Asuntah’s passion for children who are affected or infected with Aids gained vigor, and she began to receive more orphans. By this time, she needed a new house for the children, and put a friend in charge of them. “What am I supposed to do with them?” Lucy asked. She sent money for support. And it wasn’t long before she began receiving more children than she could provide for on her own. When she requested help from the government, she was granted a considerable amount of help, and more children came who were able to find a home and even an education. One-hundred-and-four children are now in the orphanage, twenty-six infected with Aids. Grants from the government allows all the children free health care.
Sitting with Dokkas at Asuntah’s orphanage
You would think that Firecracker Asuntah stopped there and allowed the orphanage to tend to itself through the overseers she put in charge of it.
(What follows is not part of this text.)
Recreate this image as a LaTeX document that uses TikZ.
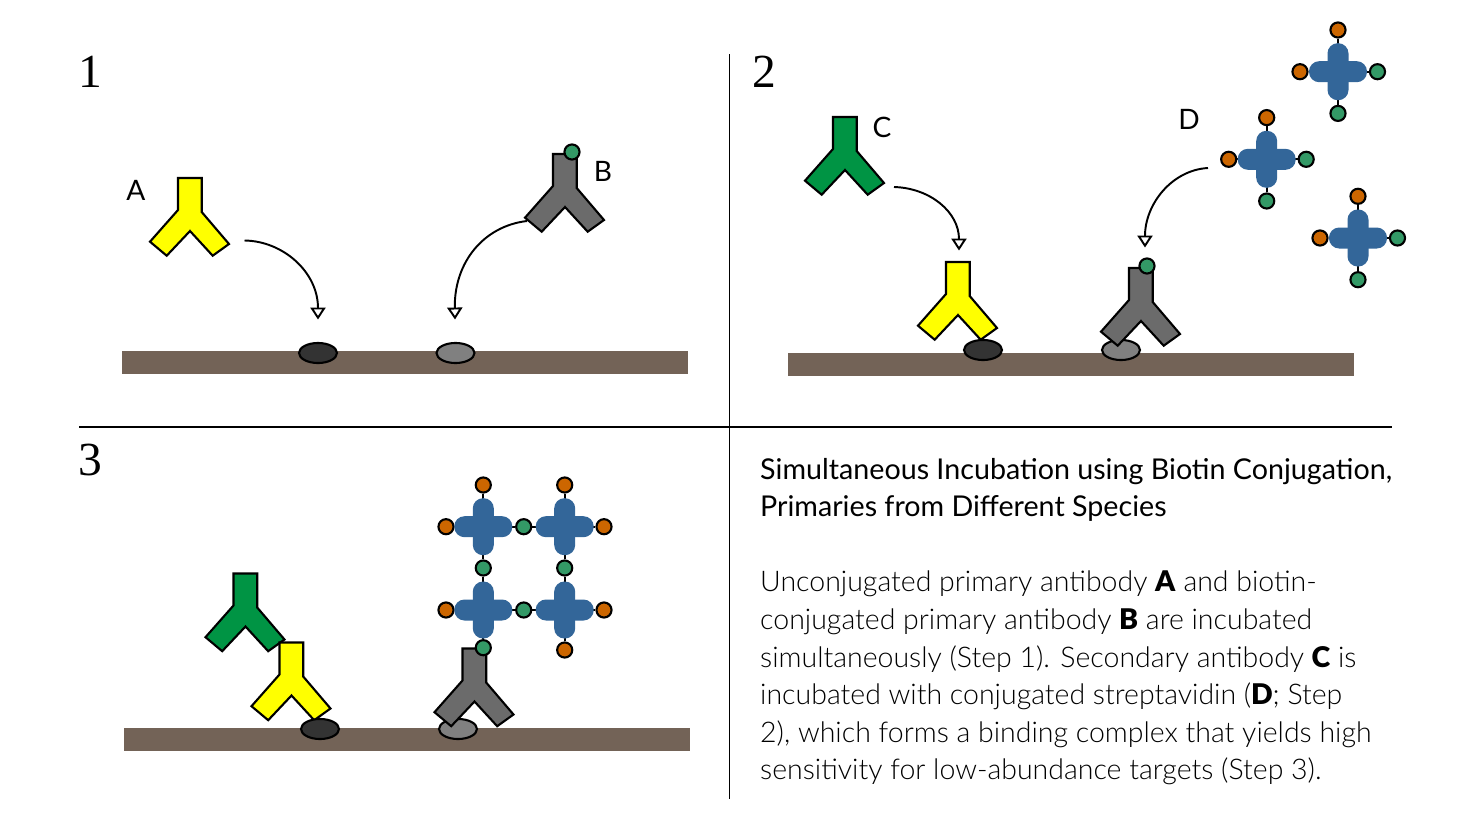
\documentclass[tikz,border=0pt]{standalone}
\usepackage{fontspec}
\usepackage{tikz}
\usetikzlibrary{arrows.meta,shapes.geometric}
\setmainfont{Lato}[UprightFont={* Light},BoldFont={* Black}]
\newfontfamily\titlefont{Lato}
\newfontfamily\numfont{Liberation Serif}
\definecolor{abyellow}{HTML}{FFFF00}
\definecolor{abgreen}{HTML}{009444}
\definecolor{abgrey}{HTML}{6B6B6B}
\definecolor{groundbrown}{HTML}{736357}
\definecolor{spotdark}{HTML}{333333}
\definecolor{spotlight}{HTML}{808080}
\definecolor{strepblue}{HTML}{336699}
\definecolor{biotgreen}{HTML}{339966}
\definecolor{fluororange}{HTML}{CC6600}
\tikzset{
  abody/.style={draw=black, line width=0.6pt, line join=miter},
  spot/.style={ellipse, draw=black, line width=0.6pt, minimum width=10.8pt, minimum height=5.7pt, inner sep=0pt},
  ball/.style={circle, draw=black, line width=0.6pt, minimum size=4.3pt, inner sep=0pt},
  stub/.style={line width=0.6pt},
  rule/.style={line width=0.55pt},
  bar/.style={fill=strepblue, rounded corners=2.9pt},
  flow/.style={line width=0.55pt, -{Triangle[open, length=3.4pt, width=4.3pt]}},
  lab/.style={font=\titlefont\fontsize{8}{9}\selectfont, inner sep=0pt},
  num/.style={font=\numfont\fontsize{13.5}{15}\selectfont, inner sep=0pt}
}
\begin{document}
\begin{tikzpicture}[x=0.01cm, y=-0.01cm]
    \useasboundingbox (0,0) rectangle (1459,833);

    % Draw the panel rules
    \coordinate (vtop) at (729.5,54);
    \coordinate (vbot) at (729.5,799);
    \coordinate (hleft) at (79,427);
    \coordinate (hright) at (1392,427);
    \draw[rule] (vtop) -- (vbot);
    \draw[rule] (hleft) -- (hright);

    % Draw the step numbers and the letters
    \node[num] (numa) at (90,72) {1};
    \node[num] (numb) at (764.5,72) {2};
    \node[num] (numc) at (90,460) {3};
    \node[lab] (laba) at (136,190) {A};
    \node[lab] (labb) at (603,171) {B};
    \node[lab] (labc) at (882,127) {C};
    \node[lab] (labd) at (1189,119) {D};

    % Draw the slides
    \foreach \x/\y in {122/351, 788/353, 124/728} {
        \fill[groundbrown] (\x,\y) rectangle ++(565.5,22.5);
    }

    % Draw the light targets below the antibodies
    \node[spot, fill=spotlight] (lightone) at (455.5,353) {};
    \node[spot, fill=spotlight] (lighttwo) at (1121,350) {};
    \node[spot, fill=spotlight] (lightthree) at (458,729) {};

    % Draw the antibodies, the first number is the corner of the stem
    \foreach \x/\y/\c in {178/178/abyellow, 553/154/abgrey, 833/117/abgreen, 946/262/abyellow, 1129/268/abgrey, 233.5/573.5/abgreen, 279.5/642.5/abyellow, 462.5/648.5/abgrey} {
        \begin{scope}[shift={(\x,\y)}]
            \draw[abody, fill=\c] (0,0) -- (23.7,0) -- (23.7,34) -- (51,66) -- (34.7,77.7) -- (12,53) -- (-11.3,77.7) -- (-28,63.7) -- (0,32) -- cycle;
        \end{scope}
    }

    % Draw the dark targets
    \node[spot, fill=spotdark] (darkone) at (318,353) {};
    \node[spot, fill=spotdark] (darktwo) at (983,350) {};
    \node[spot, fill=spotdark] (darkthree) at (320,729) {};

    % Draw the biotin on the grey antibodies
    \node[ball, fill=biotgreen] (biotone) at (572,152) {};
    \node[ball, fill=biotgreen] (biottwo) at (1147,266) {};

    % Draw the free streptavidin crosses of step 2
    \foreach \nm/\x/\y/\ct/\cr/\cb/\cl in {sa/1338/71.7/fluororange/biotgreen/biotgreen/fluororange, sb/1266.7/159.3/fluororange/biotgreen/biotgreen/fluororange, sc/1358/238/fluororange/biotgreen/biotgreen/fluororange} {
        \begin{scope}[shift={(\x,\y)}]
            \coordinate (\nm) at (0,0);
            \node[ball, fill=\ct] (\nm t) at (0,-41.7) {};
            \node[ball, fill=\cr] (\nm r) at (39.5,0) {};
            \node[ball, fill=\cb] (\nm b) at (0,41.7) {};
            \node[ball, fill=\cl] (\nm l) at (-38,0) {};
            \foreach \s in {t,r,b,l} {
                \draw[stub] (\nm) -- (\nm \s);
            }
            \fill[bar] (-10.5,-28.5) rectangle (10.5,28.5);
            \fill[bar] (-29,-10.5) rectangle (29,10.5);
        \end{scope}
    }

    % Draw the complex of step 3
    \foreach \nm/\x/\y in {ma/483.3/526.7, mb/564.7/526.7, mc/483.3/610, md/564.7/610} {
        \coordinate (\nm) at (\x,\y);
    }
    \foreach \nm/\x/\y/\c in {oa/483.3/485/fluororange, ob/564.7/485/fluororange, oc/446/526.7/fluororange, od/446/610/fluororange, oe/604/526.7/fluororange, of/604/610/fluororange, og/564.7/650/fluororange, ga/523.7/526.7/biotgreen, gb/523.7/610/biotgreen, gc/483.3/568/biotgreen, gd/564.7/568/biotgreen, ge/483.3/647.7/biotgreen} {
        \node[ball, fill=\c] (\nm) at (\x,\y) {};
    }
    \foreach \a/\b in {ma/oa, ma/oc, ma/ga, ma/gc, mb/ob, mb/oe, mb/ga, mb/gd, mc/od, mc/gb, mc/gc, mc/ge, md/of, md/gb, md/gd, md/og} {
        \draw[stub] (\a) -- (\b);
    }
    \foreach \x/\y in {483.3/526.7, 564.7/526.7, 483.3/610, 564.7/610} {
        \begin{scope}[shift={(\x,\y)}]
            \fill[bar] (-10.5,-28.5) rectangle (10.5,28.5);
            \fill[bar] (-29,-10.5) rectangle (29,10.5);
        \end{scope}
    }

    % Draw the curved arrows
    \coordinate (froma) at (244.5,240.5);
    \coordinate (toa) at (318,319.5);
    \coordinate (fromb) at (527,221);
    \coordinate (tob) at (455,319.5);
    \coordinate (fromc) at (894,187);
    \coordinate (toc) at (959,250.5);
    \coordinate (fromd) at (1208,168);
    \coordinate (tod) at (1145,247.5);
    \draw[flow] (froma) .. controls (283,241) and (318,272) .. (toa);
    \draw[flow] (fromb) .. controls (484,226) and (454,262) .. (tob);
    \draw[flow] (fromc) .. controls (930,188) and (959,212) .. (toc);
    \draw[flow] (fromd) .. controls (1172,170) and (1145,204) .. (tod);

    % Draw the caption
    \node[anchor=north west, inner sep=0pt, align=left, font=\titlefont\fontsize{8.15}{10.67}\selectfont] (capttl) at (759.5,457.5)
        {Simultaneous Incubation using Biotin Conjugation,\\Primaries from Different Species};
    \node[anchor=north west, inner sep=0pt, align=left, font=\fontsize{8.1}{10.67}\selectfont] (captxt) at (759.5,570.5)
        {Unconjugated primary antibody \textbf{A} and biotin-\\conjugated primary antibody \textbf{B} are incubated\\simultaneously (Step 1). Secondary antibody \textbf{C} is\\incubated with conjugated streptavidin (\textbf{D}; Step\\2), which forms a binding complex that yields high\\sensitivity for low-abundance targets (Step 3).};
\end{tikzpicture}
\end{document}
A job really well done! *Pat on the back…* But Firecracker Asuntah decided to make many improvements to the children’s lives, bringing people in to show them how to make jewelry to sell and fancy crocheted work and shoes out of tires. Every child goes to school and has plenty of space in their bedrooms. Asuntah gets up so early.
I might consider 4:00 to still be night, but that’s when she’s wondering, “What more can we do?” And so she has led HIV awareness campaigns and formed a village co-op to send food to the elderly, and has even become a pastor! She talks of building a 60-by-40-meter greenhouse on her portion of inheritance from her mother’s farm, and has even established running water and electricity in many of the villager’s houses. One year she even spent all three-hundred-sixty-five days going to the city to help the prostitutes find a new way of life. Every single day she met them to collect shillings from their earnings. At the end of the year she invested the money in Kenyan Airlines, and sold the stocks for 9,000,000 shillings, which she used to buy a piece of property for the prostitutes. They’re self-sustained, now, with the apartments they’ve built and rented out.
During Kenya’s political unrest in, Asuntah was so upset that she left the house and told her husband she’d be back. A couple hours later, her husband saw her giving a speech on TV. Her phone rang. “Are you out of your mind?!” he asked. But that’s “Firecracker Asuntah”, and that’s who we are working with this month. She has introduced us to so many different people and situations, in order to expand our hearts for Africa. Her heart is huge!
It can be easy to look at Asuntah’s life and wonder what I’m doing with my own. She’s thirty-one years old and already seemingly a savior to so many! But Ecclesiastes 9:10 says, “Whatever your hand finds to do, do it with all your might.” And her life has made me realize that I am not a savior, but I follow the Savior, love Him, and love others. He is the ultimate Healer of mankind. And because of that, I can minister to Africa without the weight of the world on my shoulders; it’s on Father’s.